## BEGIN

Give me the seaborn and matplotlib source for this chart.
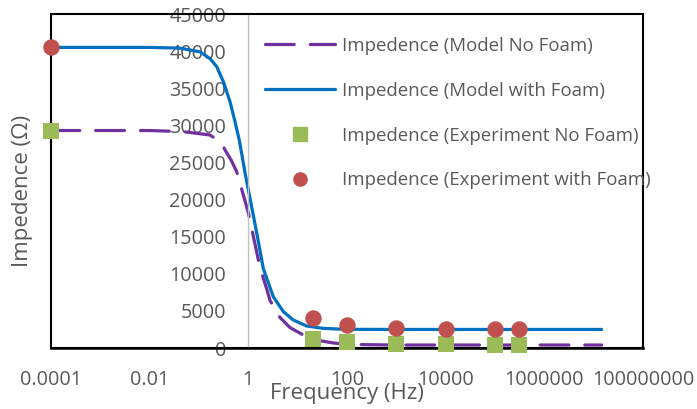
import matplotlib
matplotlib.use("Agg")
import matplotlib.pyplot as plt
import seaborn as sns
import pandas as pd
from matplotlib.lines import Line2D

# ---- data ----
model_freq_foam = [1e-4, 1e-3, 0.01, 0.041, 0.105, 0.167, 0.229, 0.311, 0.425, 0.537,
                   0.66, 0.857, 1.17, 1.6, 2.01, 3.21, 5.12, 8.16, 15.2, 33, 84,
                   1e3, 1e4, 1e5, 1e6, 1.45e7]
model_with_foam = [40500, 40500, 40500, 40400, 39900, 39000, 37900, 35900, 33200, 30500,
                   27900, 23600, 19000, 14300, 10700, 6900, 4900, 3770, 2960, 2650, 2520,
                   2500, 2500, 2500, 2500, 2500]

model_freq_nofoam = [1e-4, 1e-3, 0.01, 0.047, 0.167, 0.288, 0.336, 0.45, 0.581, 0.678,
                     0.927, 1.0, 1.48, 1.73, 2.4, 2.75, 4.4, 7.0, 13.0, 25, 50, 100,
                     1e3, 1e4, 1e5, 1e6, 1.45e7]
model_no_foam = [29300, 29300, 29300, 29150, 28700, 27600, 26700, 25300, 23750, 22200,
                 19000, 18200, 12900, 10800, 7800, 6400, 4100, 2750, 1750, 1050, 700, 480,
                 400, 400, 400, 400, 400]

exp_freq = [1e-4, 20, 100, 1000, 10000, 100000, 300000]
exp_no_foam = [29300, 1210, 800, 540, 500, 400, 400]
exp_with_foam = [40500, 4000, 3100, 2650, 2560, 2520, 2520]

x_ticks = [1e-4, 1e-2, 1, 1e2, 1e4, 1e6, 1e8]
x_tick_labels = ["0.0001", "0.01", "1", "100", "10000", "1000000", "100000000"]
y_ticks = [0, 5000, 10000, 15000, 20000, 25000, 30000, 35000, 40000, 45000]

labels = ["Impedence (Model No Foam)", "Impedence (Model with Foam)",
          "Impedence (Experiment No Foam)", "Impedence (Experiment with Foam)"]

PURPLE = "#7030A0"
BLUE = "#0070C0"
GREEN = "#9BBB59"
RED = "#C0504D"
TXT = "#595959"

sns.set_style("white")
plt.rcParams['font.family'] = ['Open Sans', 'DejaVu Sans']

fig = plt.figure(figsize=(6.97, 4.09), dpi=100)
ax = fig.add_axes([51/697, 61/409, 592/697, 334/409])

df_nf = pd.DataFrame({"f": model_freq_nofoam, "z": model_no_foam})
df_wf = pd.DataFrame({"f": model_freq_foam, "z": model_with_foam})
df_exp = pd.DataFrame({"f": exp_freq, "nf": exp_no_foam, "wf": exp_with_foam})

sns.lineplot(data=df_nf, x="f", y="z", ax=ax, color=PURPLE, lw=2.3,
             sort=False, estimator=None)
ln = ax.lines[-1]
ln.set_dashes((9, 5))
ln.set_dash_capstyle("round")
ln.set_solid_joinstyle("round")
sns.lineplot(data=df_wf, x="f", y="z", ax=ax, color=BLUE, lw=2.3,
             sort=False, estimator=None)
ax.lines[-1].set_solid_capstyle("round")
sns.scatterplot(data=df_exp, x="f", y="nf", ax=ax, color=GREEN, marker="s",
                s=135, linewidth=0, zorder=5)
sns.scatterplot(data=df_exp, x="f", y="wf", ax=ax, color=RED, marker="o",
                s=140, linewidth=0, zorder=6)
for c in ax.collections:
    c.set_clip_on(False)

ax.set_xscale("log")
ax.set_xlim(1e-4, 1e8)
ax.set_ylim(0, 45000)
ax.set_xticks(x_ticks)
ax.set_xticklabels(x_tick_labels)
ax.set_yticks(y_ticks)
ax.set_yticklabels([str(v) for v in y_ticks])
ax.minorticks_off()
ax.tick_params(axis="x", length=0, pad=16, labelsize=14.3, labelcolor=TXT)
ax.tick_params(axis="y", length=0, pad=16, labelsize=14.3, labelcolor=TXT)

# Excel-style: value axis crosses at 1
ax.spines["left"].set_position(("data", 1))
ax.spines["left"].set_color("#BFBFBF")
ax.spines["left"].set_linewidth(1.0)
for s in ["top", "right"]:
    ax.spines[s].set_color("black")
    ax.spines[s].set_linewidth(1.3)
ax.spines["bottom"].set_color("black")
ax.spines["bottom"].set_linewidth(1.8)
ax.patch.set_edgecolor("black")
ax.patch.set_linewidth(1.5)

ax.set_xlabel("Frequency (Hz)", fontsize=16, color=TXT)
ax.xaxis.set_label_coords(0.5, -0.105)
ax.set_ylabel("Impedence (\u03a9)", fontsize=16, color=TXT)
ax.yaxis.set_label_coords(-0.030, 0.47)

handles = [
    Line2D([], [], color=PURPLE, lw=2.3, dashes=(9, 5), dash_capstyle="round"),
    Line2D([], [], color=BLUE, lw=2.3, solid_capstyle="round"),
    Line2D([], [], color=GREEN, marker="s", ls="none", markersize=9.5),
    Line2D([], [], color=RED, marker="o", ls="none", markersize=9.5),
]
leg = ax.legend(handles, labels, loc="upper left", bbox_to_anchor=(265/697, 1 - 37/409),
                bbox_transform=fig.transFigure, frameon=False, fontsize=13.4,
                handlelength=3.76, handletextpad=0.38, labelspacing=1.44,
                borderpad=0, borderaxespad=0)
for t in leg.get_texts():
    t.set_color(TXT)

fig.savefig("out.png", dpi=100)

## END

## EXERCISE TASK
Your task is to reproduce exactly the lines from the start of the data above through the line containing "from matplotlib.lines import Line2D", leaving every picture out.

## SOLUTION
Give me the seaborn and matplotlib source for this chart.
import matplotlib
matplotlib.use("Agg")
import matplotlib.pyplot as plt
import seaborn as sns
import pandas as pd
from matplotlib.lines import Line2D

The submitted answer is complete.